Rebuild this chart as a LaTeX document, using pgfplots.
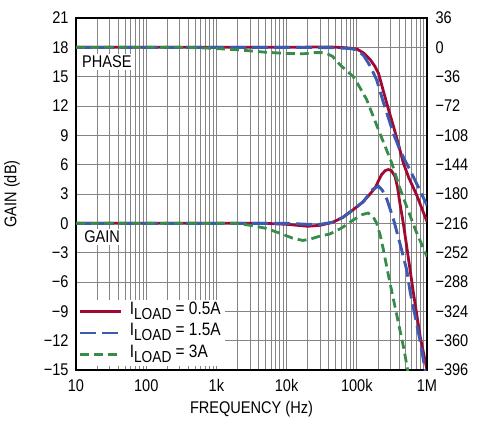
\documentclass[border=0pt]{standalone}
\usepackage{fontspec}
\setmainfont{Liberation Sans}[FakeStretch=0.86]
\usepackage{pgfplots}
\pgfplotsset{compat=1.18}
\definecolor{cred}{RGB}{160,10,50}
\definecolor{cblue}{RGB}{60,90,175}
\definecolor{cgreen}{RGB}{55,140,75}
\newcommand{\fs}{\fontsize{17}{20}\selectfont}
\newcommand{\iload}{I\raisebox{-5bp}{\fontsize{16}{16}\selectfont LOAD}}
\begin{document}
\begin{tikzpicture}[x=1bp,y=1bp]
\path[use as bounding box] (0,0) rectangle (480,421);
\begin{axis}[
  at={(76bp,51bp)}, anchor=south west,
  width=351bp, height=352bp, scale only axis,
  xmode=log, xmin=10, xmax=1e6,
  ymin=-15, ymax=21, ytick={-15,-12,...,21},
  yticklabels={−15,−12,−9,−6,−3,0,3,6,9,12,15,18,21},
  xtick={10,100,1000,10000,100000,1000000},
  xticklabels={10,100,1k,10k,100k,1M},
  xmajorgrids, xminorgrids, ymajorgrids,
  major grid style={black!48, line width=0.8bp},
  minor grid style={black!48, line width=0.8bp},
  tick style={draw=none},
  axis line style={line width=1.3bp},
  yticklabel style={font=\fs, xshift=-4bp},
  xticklabel style={font=\fs, yshift=-6bp},
  xlabel={FREQUENCY (Hz)}, ylabel={GAIN (dB)},
  every axis x label/.style={at={(axis description cs:0.5,-0.111)}, anchor=center, font=\fs},
  every axis y label/.style={at={(axis description cs:-0.182,0.5)}, rotate=90, anchor=center, font=\fs},
  legend cell align=left,
  legend style={at={(0.002,0.01)}, anchor=south west, fill=white, draw=none,
    font=\fontsize{18}{20}\selectfont, inner xsep=2bp, inner ysep=1bp, row sep=0bp,
    nodes={text height=13bp, text depth=7.5bp, inner ysep=0.5bp},
    /tikz/every odd column/.append style={column sep=5bp}},
  legend image code/.code={\draw[#1] (0bp,0bp) -- (41bp,0bp);},
  clip=true,
]
\addplot[cred, line width=2.8bp] table {
10 0
5000 0
10000 -0.1
20000 -0.3
30000 -0.2
45000 0.1
63000 0.6
89000 1.4
123000 2.2
150000 2.9
181000 3.6
226000 5.0
255000 5.4
282000 5.5
310000 5.4
350000 4.8
380000 3.7
410000 2.1
450000 0.4
490000 -1.35
575000 -4.8
640000 -7.1
720000 -9.5
800000 -11.6
1000000 -15
};
\addlegendentry{\iload{} = 0.5A}
\addplot[cblue, line width=2.9bp, dash pattern=on 16bp off 6bp] table {
10 0
10000 0
20000 -0.1
30000 -0.1
45000 0.1
63000 0.6
89000 1.4
123000 2.2
150000 3.0
170000 3.5
204000 3.8
230000 3.4
270000 2.4
333000 0.4
410000 -2.0
515000 -4.8
575000 -7.0
700000 -10
800000 -12.1
940000 -15
1000000 -16
};
\addlegendentry{\iload{} = 1.5A}
\addplot[cgreen, line width=2.8bp, dash pattern=on 9bp off 5bp] table {
10 0
1000 0
2000 0
3000 -0.2
5000 -0.5
8000 -1.0
12000 -1.5
17000 -1.75
22000 -1.6
30000 -1.3
41000 -1.1
60000 -0.5
89000 0.35
120000 0.9
145000 1.05
170000 0.7
192000 0.0
215000 -1.2
236000 -2.5
280000 -5.2
333000 -7.8
400000 -10.5
470000 -12.9
530000 -15
600000 -17
};
\addlegendentry{\iload{} = 3A}
\node[anchor=west, fill=white, inner sep=2bp, font=\fs] at (axis cs:11.4,16.5) {PHASE};
\node[anchor=west, fill=white, inner sep=2bp, font=\fs] at (axis cs:12.2,-1.35) {GAIN};
\end{axis}
\begin{axis}[
  at={(76bp,51bp)}, anchor=south west,
  width=351bp, height=352bp, scale only axis,
  xmode=log, xmin=10, xmax=1e6,
  ymin=-396, ymax=36, ytick={-396,-360,...,36},
  yticklabels={−396,−360,−324,−288,−252,−216,−180,−144,−108,−72,−36,0,36},
  axis y line*=right, axis x line=none,
  tick style={draw=none},
  axis line style={line width=1.3bp},
  yticklabel style={font=\fs, xshift=5bp},
]
\addplot[cred, line width=2.8bp] table {
10 0
10000 0
40000 0.5
70000 -0.5
100000 -2
125000 -7
155000 -15
180000 -23
204000 -32
236000 -52
280000 -75
333000 -97
400000 -122
460000 -142
550000 -160
710000 -181
1000000 -214
};
\addplot[cblue, line width=2.9bp, dash pattern=on 16bp off 6bp] table {
10 0
10000 0
50000 -0.5
80000 -1.5
100000 -3
125000 -10
155000 -23
192000 -40
236000 -66
280000 -86
333000 -106
420000 -128
537000 -146
710000 -167
1000000 -194
};
\addplot[cgreen, line width=2.8bp, dash pattern=on 9bp off 5bp] table {
10 0
300 0
800 -1
2000 -3
5000 -6
10000 -7.5
17000 -8
25000 -6.5
35000 -6.5
45000 -11
57000 -21
70000 -28
89000 -36
110000 -49
138000 -64
170000 -84
214000 -106
260000 -124
315000 -142
400000 -170
515000 -196
700000 -226
1000000 -257
};
\end{axis}
\end{tikzpicture}
\end{document}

- **STATED GOAL**
Output all of the data exactly as it stands, minus any images.

- **ANSWER TO THE PROBLEM**
Rebuild this chart as a LaTeX document, using pgfplots.
\documentclass[border=0pt]{standalone}
\usepackage{fontspec}
\setmainfont{Liberation Sans}[FakeStretch=0.86]
\usepackage{pgfplots}
\pgfplotsset{compat=1.18}
\definecolor{cred}{RGB}{160,10,50}
\definecolor{cblue}{RGB}{60,90,175}
\definecolor{cgreen}{RGB}{55,140,75}
\newcommand{\fs}{\fontsize{17}{20}\selectfont}
\newcommand{\iload}{I\raisebox{-5bp}{\fontsize{16}{16}\selectfont LOAD}}
\begin{document}
\begin{tikzpicture}[x=1bp,y=1bp]
\path[use as bounding box] (0,0) rectangle (480,421);
\begin{axis}[
  at={(76bp,51bp)}, anchor=south west,
  width=351bp, height=352bp, scale only axis,
  xmode=log, xmin=10, xmax=1e6,
  ymin=-15, ymax=21, ytick={-15,-12,...,21},
  yticklabels={−15,−12,−9,−6,−3,0,3,6,9,12,15,18,21},
  xtick={10,100,1000,10000,100000,1000000},
  xticklabels={10,100,1k,10k,100k,1M},
  xmajorgrids, xminorgrids, ymajorgrids,
  major grid style={black!48, line width=0.8bp},
  minor grid style={black!48, line width=0.8bp},
  tick style={draw=none},
  axis line style={line width=1.3bp},
  yticklabel style={font=\fs, xshift=-4bp},
  xticklabel style={font=\fs, yshift=-6bp},
  xlabel={FREQUENCY (Hz)}, ylabel={GAIN (dB)},
  every axis x label/.style={at={(axis description cs:0.5,-0.111)}, anchor=center, font=\fs},
  every axis y label/.style={at={(axis description cs:-0.182,0.5)}, rotate=90, anchor=center, font=\fs},
  legend cell align=left,
  legend style={at={(0.002,0.01)}, anchor=south west, fill=white, draw=none,
    font=\fontsize{18}{20}\selectfont, inner xsep=2bp, inner ysep=1bp, row sep=0bp,
    nodes={text height=13bp, text depth=7.5bp, inner ysep=0.5bp},
    /tikz/every odd column/.append style={column sep=5bp}},
  legend image code/.code={\draw[#1] (0bp,0bp) -- (41bp,0bp);},
  clip=true,
]
\addplot[cred, line width=2.8bp] table {
10 0
5000 0
10000 -0.1
20000 -0.3
30000 -0.2
45000 0.1
63000 0.6
89000 1.4
123000 2.2
150000 2.9
181000 3.6
226000 5.0
255000 5.4
282000 5.5
310000 5.4
350000 4.8
380000 3.7
410000 2.1
450000 0.4
490000 -1.35
575000 -4.8
640000 -7.1
720000 -9.5
800000 -11.6
1000000 -15
};
\addlegendentry{\iload{} = 0.5A}
\addplot[cblue, line width=2.9bp, dash pattern=on 16bp off 6bp] table {
10 0
10000 0
20000 -0.1
30000 -0.1
45000 0.1
63000 0.6
89000 1.4
123000 2.2
150000 3.0
170000 3.5
204000 3.8
230000 3.4
270000 2.4
333000 0.4
410000 -2.0
515000 -4.8
575000 -7.0
700000 -10
800000 -12.1
940000 -15
1000000 -16
};
\addlegendentry{\iload{} = 1.5A}
\addplot[cgreen, line width=2.8bp, dash pattern=on 9bp off 5bp] table {
10 0
1000 0
2000 0
3000 -0.2
5000 -0.5
8000 -1.0
12000 -1.5
17000 -1.75
22000 -1.6
30000 -1.3
41000 -1.1
60000 -0.5
89000 0.35
120000 0.9
145000 1.05
170000 0.7
192000 0.0
215000 -1.2
236000 -2.5
280000 -5.2
333000 -7.8
400000 -10.5
470000 -12.9
530000 -15
600000 -17
};
\addlegendentry{\iload{} = 3A}
\node[anchor=west, fill=white, inner sep=2bp, font=\fs] at (axis cs:11.4,16.5) {PHASE};
\node[anchor=west, fill=white, inner sep=2bp, font=\fs] at (axis cs:12.2,-1.35) {GAIN};
\end{axis}
\begin{axis}[
  at={(76bp,51bp)}, anchor=south west,
  width=351bp, height=352bp, scale only axis,
  xmode=log, xmin=10, xmax=1e6,
  ymin=-396, ymax=36, ytick={-396,-360,...,36},
  yticklabels={−396,−360,−324,−288,−252,−216,−180,−144,−108,−72,−36,0,36},
  axis y line*=right, axis x line=none,
  tick style={draw=none},
  axis line style={line width=1.3bp},
  yticklabel style={font=\fs, xshift=5bp},
]
\addplot[cred, line width=2.8bp] table {
10 0
10000 0
40000 0.5
70000 -0.5
100000 -2
125000 -7
155000 -15
180000 -23
204000 -32
236000 -52
280000 -75
333000 -97
400000 -122
460000 -142
550000 -160
710000 -181
1000000 -214
};
\addplot[cblue, line width=2.9bp, dash pattern=on 16bp off 6bp] table {
10 0
10000 0
50000 -0.5
80000 -1.5
100000 -3
125000 -10
155000 -23
192000 -40
236000 -66
280000 -86
333000 -106
420000 -128
537000 -146
710000 -167
1000000 -194
};
\addplot[cgreen, line width=2.8bp, dash pattern=on 9bp off 5bp] table {
10 0
300 0
800 -1
2000 -3
5000 -6
10000 -7.5
17000 -8
25000 -6.5
35000 -6.5
45000 -11
57000 -21
70000 -28
89000 -36
110000 -49
138000 -64
170000 -84
214000 -106
260000 -124
315000 -142
400000 -170
515000 -196
700000 -226
1000000 -257
};
\end{axis}
\end{tikzpicture}
\end{document}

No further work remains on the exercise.